If you learned early on that connection felt uncertain, critical or unpredictable, you may have developed a habit of scanning for signs you’ve said or done something wrong. This isn’t a flaw. It’s an adaptation.
Attachment-based therapy helps you understand where this pattern came from and gently loosen its grip, so relationships can start to feel safer and less exhausting.
Many of the women I work with grew up being emotionally aware, helpful or “easy”. They learned to manage other people’s feelings in order to keep things calm.
Over time, this can turn into a deep sense of responsibility for everyone else, alongside guilt for having needs of your own.
In therapy, we explore how this pattern developed and help you build boundaries that feel kind rather than harsh, so you can stay connected without losing yourself.
Loneliness isn’t always about being alone. It’s often about not feeling emotionally seen or held.
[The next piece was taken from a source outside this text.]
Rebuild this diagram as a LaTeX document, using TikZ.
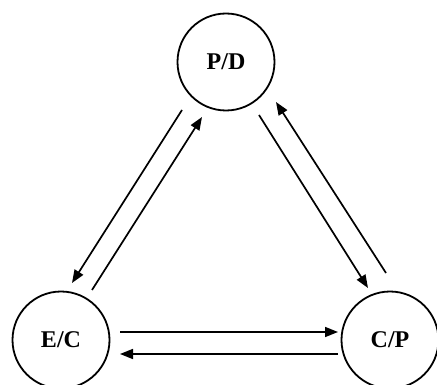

You can have friendships, a partner, a family, and still feel deeply alone if you’re always the one listening, supporting or coping. Many women feel unseen precisely because they appear so capable.
Therapy can help you explore what emotional connection actually feels like for you, and what might help you experience more of it in your life.
That “should” voice is often an internalised critic that developed early on. It may have helped you stay motivated, responsible or acceptable in the past, but over time it becomes exhausting.
Rather than trying to silence self-criticism, I help people understand where it came from - and what it’s trying to protect. This makes it possible to develop a more compassionate inner voice instead.
Not in a forced or overwhelming way.
An attachment-based approach recognises that our early experiences shape how we feel and relate, but therapy always moves at your pace. We focus on what feels relevant now, and gently connect it to earlier patterns when it feels helpful and safe to do so.
You won’t be pushed to revisit the past unless it serves your present.
CBT often focuses on changing thoughts and behaviours in the here and now, which can be helpful for some people.
Attachment-based therapy is more interested in why certain patterns developed in the first place. Instead of asking “How do I stop feeling this way?”, we explore “What happened that made this feel necessary?”
For many women who have already tried coping strategies, this deeper understanding is what creates lasting change.
Yes. This push-pull dynamic is very common, especially for people with attachment-related anxiety.
You may long for closeness, reassurance and connection, but feel overwhelmed, ashamed or frightened once it’s there. This isn’t inconsistency. It’s a nervous system trying to balance safety and connection at the same time.
Therapy offers a space where these patterns can be understood rather than judged, and where safer ways of relating can gradually develop.